Daisy now has a seemingly "perfect life", in which she has become a sexual icon - an idol for many teenage girls, lots of money and a large personal staff. She has ambitions to launch a singing career as well. She is able to pick up large fees just for turning up for public appearances. However the first cracks begin to appear in her life - pictures of her having sex are being sold to the newspapers, she has not had an invite to her sister’s wedding and she is finally pictured snorting cocaine. This provokes a howl of condemnation of her from the media, led by a hatchet-job article written by a leading left-wing journalist from the leading broadsheets.

On the advice of Merrick, she stages an overdose and then goes to a private hospital to recover. As Merrick had intended this stokes public interest and gains her a deal of sympathy. However shortly afterwards a rival appears on the scene who steals the show from Daisy. Kaitlin now has a fresh face, and natural breasts, and she is fast elbowing Daisy aside. Merrick knowing that celebrity is merely a carousel promptly signs up Kaitlin and makes her his new protégé - effectively abandoning Daisy. He tells her she has had a good run, made several million pounds with no discernible talent - and should get out of showbusiness while she still could with some sort of humanity left inside.

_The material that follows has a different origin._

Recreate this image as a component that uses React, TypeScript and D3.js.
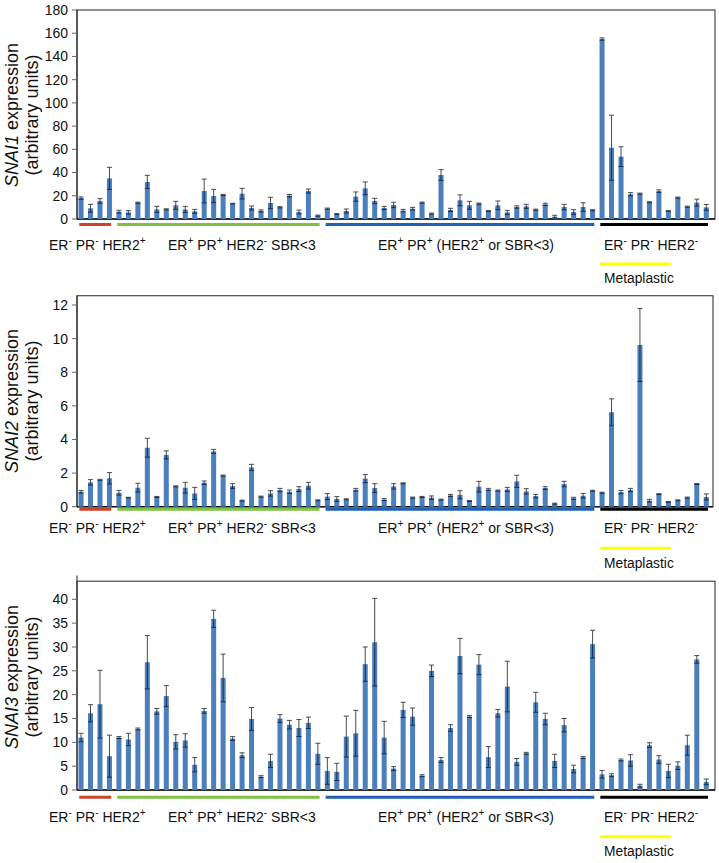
import React from "react";
import * as d3 from "d3";

// sample groups (left to right)
const groupLabels = ["ER⁻ PR⁻ HER2⁺", "ER⁺ PR⁺ HER2⁻ SBR<3", "ER⁺ PR⁺ (HER2⁺ or SBR<3)", "ER⁻ PR⁻ HER2⁻"];
const groupCounts = [4, 22, 29, 12];
const groupColors = ["#c8452b", "#7dc242", "#1f62b4", "#000000"];
const metaplasticLabel = "Metaplastic";
const metaplasticSpan = [55, 62]; // first and last sample under the yellow line

const snai1Values = [18, 9.2, 15.5, 35,
  6.3, 5.7, 14, 31.9, 8.3, 8.3, 11.8, 8.3, 6.6, 24.1, 19.8, 20.7, 13.2, 21.8, 9.5, 6.9, 13.8, 10.1, 20.1, 6, 24.1, 2.9,
  8.9, 4.3, 6.9, 19.3, 26.4, 15.5, 9.5, 12.1, 7.2, 8.9, 14.1, 4.6, 37.9, 7.8, 16.1, 11.8, 13.2, 6.9, 11.8, 5.7, 10.3, 10.9, 8, 12.6, 2, 10.3, 6, 10.3, 7.5,
  155, 61.4, 53.7, 21.3, 21.8, 14.4, 24, 6.9, 18.4, 10.6, 14.1, 10];
const snai1Errors = [1, 3.4, 2, 9.5,
  1.2, 1.5, 0.5, 5.7, 2.6, 0.5, 3.4, 2.6, 1.7, 10.3, 5.7, 0.5, 0.3, 4.6, 1.7, 0.9, 4.9, 0.5, 1, 1.7, 1.7, 0.5,
  0.5, 0.3, 1.7, 4, 5.5, 2.3, 1.4, 2.3, 1.1, 1.1, 0.5, 0.5, 4.6, 1.4, 4.6, 3.4, 0.5, 0.5, 3.7, 1.7, 1, 1.7, 0.5, 1, 1.2, 2.3, 2, 3.7, 0.5,
  1, 28, 8.5, 1.4, 0.5, 0.5, 1.1, 0.3, 0.5, 0.5, 3, 2.5];

const snai2Values = [0.89, 1.45, 1.6, 1.69,
  0.83, 0.54, 1.13, 3.51, 0.58, 3.08, 1.21, 1.13, 0.79, 1.43, 3.29, 1.85, 1.23, 0.36, 2.34, 0.6, 0.79, 0.99, 0.89, 1.05, 1.25, 0.38,
  0.6, 0.46, 0.44, 1.01, 1.67, 1.11, 0.42, 1.21, 1.39, 0.54, 0.58, 0.54, 0.42, 0.67, 0.71, 0.34, 1.19, 1.03, 0.96, 1.03, 1.51, 0.91, 0.63, 1.11, 0.18, 1.35, 0.5, 0.65, 0.95,
  0.83, 5.62, 0.87, 0.99, 9.62, 0.36, 0.75, 0.28, 0.38, 0.54, 1.35, 0.58];
const snai2Errors = [0.08, 0.16, 0.03, 0.34,
  0.14, 0.02, 0.26, 0.56, 0.03, 0.24, 0.03, 0.32, 0.36, 0.1, 0.12, 0.03, 0.14, 0.03, 0.18, 0.03, 0.16, 0.1, 0.1, 0.14, 0.2, 0.03,
  0.18, 0.14, 0.03, 0.08, 0.24, 0.26, 0.06, 0.16, 0.03, 0.03, 0.03, 0.1, 0.03, 0.06, 0.24, 0.03, 0.32, 0.06, 0.03, 0.12, 0.36, 0.16, 0.1, 0.08, 0.03, 0.16, 0.06, 0.14, 0.03,
  0.03, 0.8, 0.1, 0.1, 2.17, 0.08, 0.03, 0.03, 0.03, 0.03, 0.03, 0.18];

const snai3Values = [11.0, 16.1, 18.0, 7.1,
  11.0, 10.6, 12.8, 26.8, 16.5, 19.7, 10.1, 10.4, 5.3, 16.6, 35.9, 23.5, 10.8, 7.3, 14.9, 2.8, 6.1, 15.0, 13.7, 13.0, 14.1, 7.6,
  4.0, 3.8, 11.2, 11.9, 26.4, 31.0, 11.0, 4.5, 16.8, 15.4, 3.0, 25.0, 6.3, 13.0, 28.1, 15.4, 26.3, 6.9, 16.1, 21.7, 5.9, 7.7, 18.4, 14.9, 6.1, 13.6, 4.4, 6.8, 30.6,
  3.3, 3.1, 6.3, 6.2, 0.9, 9.4, 6.4, 4.0, 5.1, 9.4, 27.4, 1.7];
const snai3Errors = [0.9, 1.8, 7.1, 4.4,
  0.2, 1.3, 0.2, 5.6, 0.6, 2.2, 1.5, 1.4, 1.5, 0.5, 1.8, 5.0, 0.4, 0.5, 2.4, 0.2, 1.4, 0.8, 0.9, 1.8, 1.2, 2.2,
  2.8, 1.8, 4.3, 4.8, 3.6, 9.2, 3.4, 0.4, 1.6, 1.8, 0.2, 1.2, 0.5, 0.7, 3.7, 0.2, 2.1, 2.2, 0.8, 5.3, 0.7, 0.2, 2.1, 1.2, 1.4, 1.4, 0.8, 0.2, 2.9,
  0.8, 0.3, 0.2, 1.2, 0.3, 0.5, 0.8, 1.4, 0.8, 2.1, 0.8, 0.6];

const genes = ["SNAI1", "SNAI2", "SNAI3"];
const tickSteps = [20, 2, 5];
const tickMax = [180, 12, 40];

const samples = groupCounts.flatMap((n, g) => d3.range(n).map((i) => `${g}-${i}`));

// layout per panel
const W = 719, H = 863;
const left = 77;
const font = "'Liberation Sans', Arial, sans-serif";
const barColor = "#4b7fbc";
const layouts = [
  { baseline: 219, topPx: 10, frameTop: 180, axisTop: 180, right: 715, titleY: 115, lineY: 224.5, labelY: 250, yellowY: 264, metaY: 283 },
  { baseline: 506.7, topPx: 305, frameTop: 12.55, axisTop: 12.55, right: 713, titleY: 401, lineY: 509.3, labelY: 533, yellowY: 548.3, metaY: 568 },
  { baseline: 790, topPx: 599.3, frameTop: 43.8, axisTop: 45, right: 715, titleY: 677, lineY: 797.3, labelY: 822, yellowY: 836.7, metaY: 856 },
];
const groupLabelX = [49, 168, 378, 604];

const x = d3.scaleBand<string>().domain(samples).range([76.3, 711]).paddingInner(0.47).paddingOuter(0.235);

function SupText({ text, x0, y0, size }: { text: string; x0: number; y0: number; size: number }) {
  // split into runs, superscript for ⁺ / ⁻
  const runs: { t: string; sup: boolean }[] = [];
  for (const ch of text) {
    const sup = ch === "⁺" || ch === "⁻";
    const t = ch === "⁺" ? "+" : ch === "⁻" ? "-" : ch;
    const last = runs[runs.length - 1];
    if (last && last.sup === sup) last.t += t;
    else runs.push({ t, sup });
  }
  let shift = 0;
  return (
    <text x={x0} y={y0} fontSize={size} fontFamily={font} fill="#111">
      {runs.map((r, i) => {
        const target = r.sup ? -6 : 0;
        const dy = target - shift;
        shift = target;
        return (
          <tspan key={i} dy={dy} fontSize={r.sup ? size * 0.72 : size}>
            {r.t}
          </tspan>
        );
      })}
    </text>
  );
}

function Panel({ idx, values, errors }: { idx: number; values: number[]; errors: number[] }) {
  const L = layouts[idx];
  const y = d3.scaleLinear().domain([0, tickMax[idx]]).range([L.baseline, L.topPx]);
  const ticks = d3.range(0, tickMax[idx] + 0.001, tickSteps[idx]);
  const bw = x.bandwidth();
  const step = x.step();
  const bandStart = (i: number) => (x(samples[i]) as number) - x.paddingInner() * step / 2;
  let acc = 0;
  const groups = groupCounts.map((n) => {
    const s = acc;
    acc += n;
    return [s, acc - 1];
  });
  return (
    <g>
      {/* frame */}
      <rect x={left} y={y(L.frameTop)} width={L.right - left} height={L.baseline - y(L.frameTop)} fill="none" stroke="#222" strokeWidth={1} />
      <line x1={left} x2={left} y1={y(L.axisTop)} y2={L.baseline} stroke="#222" strokeWidth={1} />
      <line x1={left} x2={L.right} y1={L.baseline} y2={L.baseline} stroke="#111" strokeWidth={1.6} />
      {ticks.map((t) => (
        <g key={t}>
          <line x1={left - 5} x2={left} y1={y(t)} y2={y(t)} stroke="#666" />
          <text x={68} y={y(t)} dy="0.35em" textAnchor="end" fontSize={14} fontFamily={font} fill="#111">
            {t}
          </text>
        </g>
      ))}
      {/* bars */}
      {values.map((v, i) => (
        <rect key={i} x={x(samples[i])} y={y(v)} width={bw} height={L.baseline - y(v)} fill={barColor} />
      ))}
      {/* error bars: part above the bar greyer, part inside the bar dark */}
      {values.map((v, i) => {
        const cx = (x(samples[i]) as number) + bw / 2;
        const lo = Math.max(0, v - errors[i]);
        const hi = v + errors[i];
        return (
          <g key={i} strokeWidth={1}>
            <line x1={cx} x2={cx} y1={y(v)} y2={y(hi)} stroke="#4a4a4a" />
            <line x1={cx - 2.5} x2={cx + 2.5} y1={y(hi)} y2={y(hi)} stroke="#4a4a4a" />
            <line x1={cx} x2={cx} y1={y(lo)} y2={y(v)} stroke="#1a2f50" />
            <line x1={cx - 2.5} x2={cx + 2.5} y1={y(lo)} y2={y(lo)} stroke="#1a2f50" />
          </g>
        );
      })}
      {/* group lines and labels */}
      {groups.map(([s, e], g) => (
        <g key={g}>
          <line x1={bandStart(s) + 3} x2={bandStart(e) + step - 3} y1={L.lineY} y2={L.lineY} stroke={groupColors[g]} strokeWidth={3} />
          <SupText text={groupLabels[g]} x0={groupLabelX[g]} y0={L.labelY} size={14} />
        </g>
      ))}
      <line x1={bandStart(metaplasticSpan[0]) + 3} x2={bandStart(metaplasticSpan[1]) + step * 0.75} y1={L.yellowY} y2={L.yellowY} stroke="#ffff00" strokeWidth={3} />
      <text x={604} y={L.metaY} fontSize={13.8} fontFamily={font} fill="#111">
        {metaplasticLabel}
      </text>
      {/* y title */}
      <g transform={`translate(18,${L.titleY}) rotate(-90)`}>
        <text textAnchor="middle" fontSize={18} fontFamily={font} fill="#111">
          <tspan fontStyle="italic">{genes[idx]}</tspan>
          <tspan> expression</tspan>
        </text>
        <text y={20} textAnchor="middle" fontSize={18} fontFamily={font} fill="#111">
          (arbitrary units)
        </text>
      </g>
    </g>
  );
}

export default function App() {
  return (
    <svg width={W} height={H} style={{ position: "absolute", left: 0, top: 0, background: "#fff" }}>
      <Panel idx={0} values={snai1Values} errors={snai1Errors} />
      <Panel idx={1} values={snai2Values} errors={snai2Errors} />
      <Panel idx={2} values={snai3Values} errors={snai3Errors} />
    </svg>
  );
}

Instead of Daisy taking his advice, she instead stages an orgy with the soap actor and releases it to the press, in a last attempt to claw back some public interest, showing as Merrick had observed that she has become totally addicted to celebrity.

==Cast==
- Shane Richie - JJ Merrick
- Amy Beth Hayes - Daisy Cockram
- Ron Cook - David Cockram
- Sara Alexander - Ella Cockram
- Gary Lucy - Matthew Cassaday
- Jill Baker - Estelle
- Lucy Gaskell - Fiona
- Sadie Pickering - Caitlin
- Chantelle Houghton - herself

==Reception==
Whatever It Takes attracted 2.7 million viewers when it was aired, losing out in its time slot to the BBC documentary Rivers presented by Griff Rhys Jones. The critical reception was generally poor, The Mirror described it as "shameful" and attacked it for miscasting and being out of date.